## TASK OBJECTIVE
Copy every line in the records below that contains the word "this".

## EXCERPTED DATA

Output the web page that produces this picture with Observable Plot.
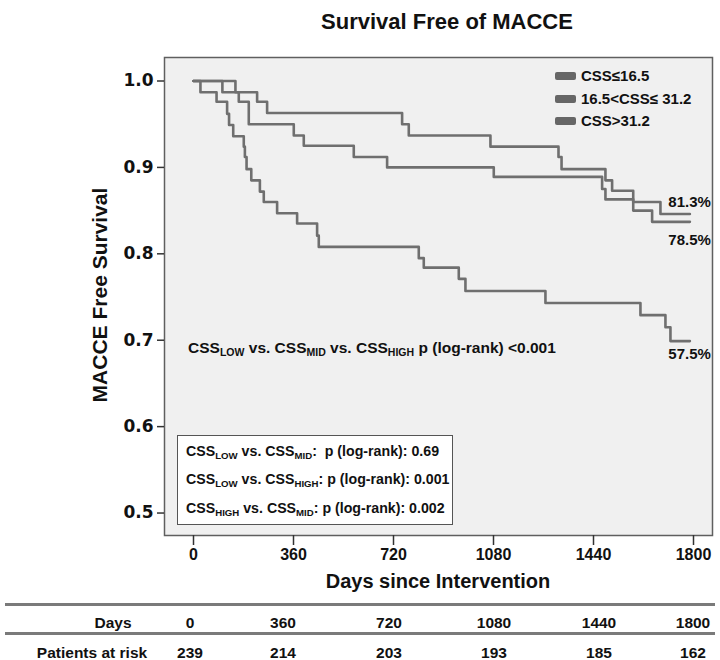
<!DOCTYPE html>
<html>
<head>
<meta charset="utf-8">
<script src="https://cdn.jsdelivr.net/npm/d3@7"></script>
<script src="https://cdn.jsdelivr.net/npm/@observablehq/plot@0.6"></script>
<style>
  body { margin: 0; background: #fff; font-family: "Liberation Sans", Arial, sans-serif; font-weight: bold; color: #111; }
  #page { position: relative; width: 720px; height: 660px; overflow: hidden; }
  .abs { position: absolute; white-space: nowrap; }
  sub { font-size: 0.68em; vertical-align: -0.3em; line-height: 0; }
  #title { left: 447px; top: 10px; transform: translateX(-50%); font-size: 22px; line-height: 24px; }
  #xlabel { left: 438px; top: 570px; transform: translateX(-50%); font-size: 20px; line-height: 22px; }
  #ylabel { left: 100px; top: 295px; transform: translate(-50%, -50%) rotate(-90deg); font-size: 21px; line-height: 22px; }
  .leg { font-size: 15px; line-height: 16px; }
  .leg i { position: absolute; left: -26px; top: 4px; width: 21px; height: 8px; background: #666; border-radius: 2px; }
  #overall { left: 188px; top: 339px; font-size: 15.5px; line-height: 17px; }
  #pairs { left: 177px; top: 435px; width: 274px; height: 88px; border: 1px solid #555; background: #fff; }
  #pairs div { position: absolute; left: 8px; font-size: 14.2px; line-height: 16px; white-space: nowrap; }
  .rule { position: absolute; left: 5px; width: 710px; height: 3px; background: #7a7a7a; }
  .cell { position: absolute; font-family: "Liberation Sans Narrow", "Arial Narrow", "Liberation Sans", sans-serif; font-size: 15.5px; line-height: 18px; transform: translateX(-50%); white-space: nowrap; }
</style>
</head>
<body>
<div id="page">
  <div id="title" class="abs">Survival Free of MACCE</div>
  <div id="chart" class="abs" style="left:0;top:40px"></div>
  <div id="ylabel" class="abs">MACCE Free Survival</div>
  <div id="xlabel" class="abs">Days since Intervention</div>
  <div id="legend"></div>
  <div id="overall" class="abs">CSS<sub>LOW</sub> vs. CSS<sub>MID</sub> vs. CSS<sub>HIGH</sub> p (log-rank) &lt;0.001</div>
  <div id="pairs" class="abs">
    <div style="top:7px">CSS<sub>LOW</sub> vs. CSS<sub>MID</sub>:&nbsp; p (log-rank): 0.69</div>
    <div style="top:35px">CSS<sub>LOW</sub> vs. CSS<sub>HIGH</sub>: p (log-rank): 0.001</div>
    <div style="top:64px">CSS<sub>HIGH</sub> vs. CSS<sub>MID</sub>: p (log-rank): 0.002</div>
  </div>
  <div id="table"></div>
</div>
<script>
// Axis ticks
const xTicks = [0, 360, 720, 1080, 1440, 1800];
const yTicks = [0.5, 0.6, 0.7, 0.8, 0.9, 1.0];

// CSS groups (legend order)
const groups = ["CSS\u226416.5", "16.5<CSS\u2264 31.2", "CSS>31.2"];

// Kaplan-Meier steps: day of each event and survival right after it
const daysLow  = [151, 229, 265, 751, 775, 1069, 1314, 1325, 1483, 1507, 1583, 1681];
const survLow  = [0.987, 0.976, 0.963, 0.950, 0.937, 0.924, 0.912, 0.898, 0.885, 0.873, 0.860, 0.846];

const daysMid  = [104, 163, 199, 361, 397, 577, 697, 1081, 1471, 1483, 1583, 1651];
const survMid  = [0.987, 0.976, 0.950, 0.937, 0.925, 0.912, 0.900, 0.889, 0.875, 0.863, 0.850, 0.837];

const daysHigh = [25, 83, 121, 128, 143, 181, 185, 191, 208, 239, 253, 301, 373, 445, 451, 811, 829, 955, 979, 1267, 1609, 1699, 1717];
const survHigh = [0.987, 0.976, 0.962, 0.949, 0.936, 0.924, 0.912, 0.898, 0.885, 0.872, 0.860, 0.847, 0.835, 0.821, 0.808, 0.795, 0.784, 0.771, 0.757, 0.743, 0.729, 0.715, 0.699];

// Last day of follow-up drawn for every curve
const followUpEnd = 1787;

// Five-year estimates printed at the curve ends
const endLabels = ["81.3%", "78.5%", "57.5%"];

// Number-at-risk table
const riskDays = [0, 360, 720, 1080, 1440, 1800];
const atRisk = [239, 214, 203, 193, 185, 162];

const curveSteps = [[daysLow, survLow], [daysMid, survMid], [daysHigh, survHigh]];

const series = curveSteps.flatMap(([days, surv], g) => {
  const pts = [{group: groups[g], day: 0, surv: 1}];
  days.forEach((d, i) => pts.push({group: groups[g], day: d, surv: surv[i]}));
  pts.push({group: groups[g], day: followUpEnd, surv: surv[surv.length - 1]});
  return pts;
});

const labelOffsets = [-12, 18, 13];
const ends = curveSteps.map(([days, surv], g) => ({
  day: followUpEnd, surv: surv[surv.length - 1], text: endLabels[g], dy: labelOffsets[g]
}));

const chart = Plot.plot({
  width: 720,
  height: 555,
  marginLeft: 164,
  marginRight: 8,
  marginTop: 17,
  marginBottom: 60,
  style: {fontFamily: "'Liberation Sans', Arial, sans-serif", fontWeight: "bold", color: "#111", background: "transparent"},
  x: {domain: [-104.4, 1868.4]},
  y: {domain: [0.474, 1.0272]},
  marks: [
    Plot.frame({fill: "#f0f0f0", stroke: "#5f5f5f", strokeWidth: 1.5}),
    Plot.axisY({ticks: yTicks, tickFormat: d3.format(".1f"), tickSize: 7, tickPadding: 4, fontSize: 17,
      fontFamily: "'DejaVu Sans', sans-serif", fontWeight: "bold", stroke: "#333", strokeWidth: 1.5, label: null}),
    Plot.axisX({ticks: xTicks, tickFormat: d3.format("d"), tickSize: 10, tickPadding: 3, fontSize: 16,
      fontWeight: "bold", stroke: "#333", strokeWidth: 1.5, label: null}),
    Plot.line(series, {x: "day", y: "surv", z: "group", curve: "step-after", stroke: "#6f6f6f", strokeWidth: 2.6}),
    ...ends.map(e => Plot.text([e], {x: "day", y: "surv", text: "text", textAnchor: "end", dx: 21, dy: e.dy,
      fontSize: 15, fontWeight: "bold", fill: "#111"}))
  ]
});
document.getElementById("chart").append(chart);

// Legend inside the plot frame
const legend = document.getElementById("legend");
const legendTops = [68, 90.5, 113];
groups.forEach((g, i) => {
  const item = document.createElement("div");
  item.className = "abs leg";
  item.style.left = "581px";
  item.style.top = legendTops[i] + "px";
  item.innerHTML = "<i></i>";
  item.append(document.createTextNode(g));
  legend.append(item);
});

// Number-at-risk table below the chart
const table = document.getElementById("table");
const colX = [190, 283, 389, 494, 599, 693];
function addRule(top) {
  const r = document.createElement("div");
  r.className = "rule";
  r.style.top = top + "px";
  table.append(r);
}
function addCell(text, x, top) {
  const c = document.createElement("div");
  c.className = "cell";
  c.style.left = x + "px";
  c.style.top = top + "px";
  c.textContent = text;
  table.append(c);
}
addRule(603);
addRule(632);
addCell("Days", 113, 614);
addCell("Patients at risk", 92, 644);
riskDays.forEach((d, i) => addCell(String(d), colX[i], 614));
atRisk.forEach((n, i) => addCell(String(n), colX[i], 644));
</script>
</body>
</html>
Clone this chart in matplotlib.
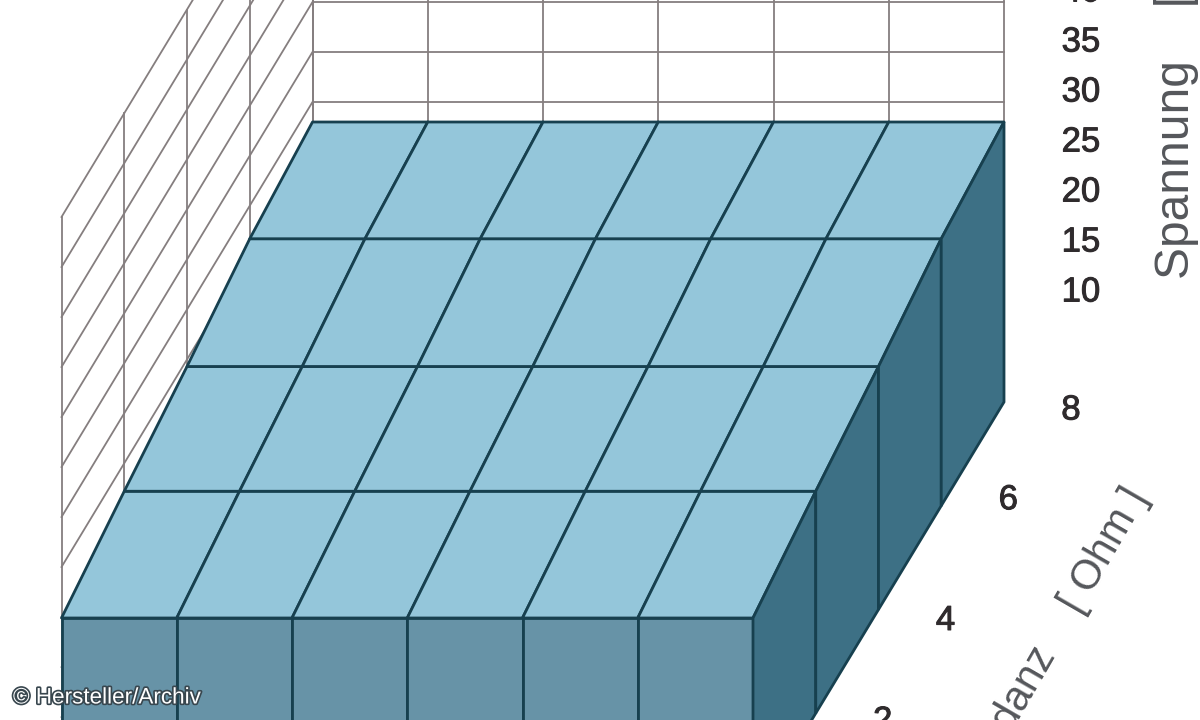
import matplotlib
matplotlib.use("Agg")
import matplotlib.pyplot as plt
from matplotlib.patches import Polygon
import matplotlib.patheffects as pe

# ---- data ----
frequency_bins = 6
impedance_ticks = [2, 4, 6, 8]
voltage_ticks = [10, 15, 20, 25, 30, 35, 40]
wall_levels = list(range(0, 65, 5))
# plateau voltage along the impedance axis, at each row edge (front to back)
plateau_voltage = [19.9, 22.2, 24.3, 26.7, 28.0]
wall_top = 60

TOP = "#94C6DA"
FRONT = "#6793A7"
SIDE = "#3D7085"
EDGE = "#17404F"
GRID = "#857E7F"
TXT = "#2F2B2D"
TITLE = "#55575B"

plt.rcParams["font.family"] = ["Liberation Sans", "DejaVu Sans"]
fig = plt.figure(figsize=(12, 7.2), dpi=100, facecolor="white")
ax = fig.add_axes([0, 0, 1, 1])
ax.set_xlim(0, 1200)
ax.set_ylim(720, 0)
ax.axis("off")


def proj(i, d, z):
    """Oblique projection: column i, depth row d, voltage z -> canvas."""
    return (61.5 + i * 115.25 + d * 62.75, 402 + (4 - d) * 103.75 - 10 * z)


n_rows = len(plateau_voltage) - 1

# back wall
corners = [proj(0, 4, 0), proj(frequency_bins, 4, 0),
           proj(frequency_bins, 4, wall_top), proj(0, 4, wall_top)]
ax.add_patch(Polygon(corners, fc="white", ec="none", zorder=1))
for i in range(frequency_bins + 1):
    p, q = proj(i, 4, 0), proj(i, 4, wall_top)
    ax.plot([p[0], q[0]], [p[1], q[1]], color=GRID, lw=1.3, zorder=2)
for z in wall_levels:
    p, q = proj(0, 4, z), proj(frequency_bins, 4, z)
    ax.plot([p[0], q[0]], [p[1], q[1]], color=GRID, lw=1.3, zorder=2)

# left wall
for d in range(n_rows + 1):
    p, q = proj(0, d, 0), proj(0, d, wall_top)
    ax.plot([p[0], q[0]], [p[1], q[1]], color=GRID, lw=1.3, zorder=2)
for z in wall_levels:
    p, q = proj(0, 0, z), proj(0, 4, z)
    ax.plot([p[0], q[0]], [p[1], q[1]], color=GRID, lw=1.3, zorder=2)

# plateau: top cells
for d in range(n_rows):
    for i in range(frequency_bins):
        z0, z1 = plateau_voltage[d], plateau_voltage[d + 1]
        ax.add_patch(Polygon([proj(i, d, z0), proj(i + 1, d, z0),
                              proj(i + 1, d + 1, z1), proj(i, d + 1, z1)],
                             fc=TOP, ec=EDGE, lw=2.0, joinstyle="round", zorder=4))
# front faces
for i in range(frequency_bins):
    z0 = plateau_voltage[0]
    ax.add_patch(Polygon([proj(i, 0, 0), proj(i + 1, 0, 0),
                          proj(i + 1, 0, z0), proj(i, 0, z0)],
                         fc=FRONT, ec=EDGE, lw=2.0, zorder=5))
# right side faces
for d in range(n_rows):
    z0, z1 = plateau_voltage[d], plateau_voltage[d + 1]
    ax.add_patch(Polygon([proj(frequency_bins, d, 0), proj(frequency_bins, d + 1, 0),
                          proj(frequency_bins, d + 1, z1), proj(frequency_bins, d, z0)],
                         fc=SIDE, ec=EDGE, lw=2.0, zorder=5))

bold = [pe.withStroke(linewidth=0.7, foreground=TXT)]

# voltage tick labels
for v in voltage_ticks:
    x, y = proj(frequency_bins, 4, v)
    ax.text(x + 77, y - 10, str(v), fontsize=25, color=TXT, ha="center", va="center",
            zorder=6, path_effects=bold)

# impedance tick labels
impedance_nudge = [0, 3, -14, 0]
for k, val in enumerate(impedance_ticks):
    x, y = proj(frequency_bins, k + 1, 0)
    ax.text(x + 67, y + 8 + impedance_nudge[k], str(val), fontsize=25, color=TXT,
            ha="center", va="center", zorder=6, path_effects=bold)

# axis titles
ax.text(1189, 279, "Spannung    [V]", rotation=90, fontsize=34.5, color=TITLE,
        ha="left", va="baseline", rotation_mode="anchor", zorder=6)
ax.text(1138, 491, "Impedanz    [ Ohm ]", rotation=60, fontsize=30, color=TITLE,
        ha="right", va="center", rotation_mode="anchor", zorder=6)

# credit
ax.text(13, 698, "© Hersteller/Archiv", fontsize=16.2, color="white", ha="left", va="center",
        zorder=8, path_effects=[pe.withStroke(linewidth=2.4, foreground="#38464e")])

fig.savefig("out.png", dpi=100)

## RESPONSE
Output the web page that produces this picture with Observable Plot.
Clone this chart in matplotlib.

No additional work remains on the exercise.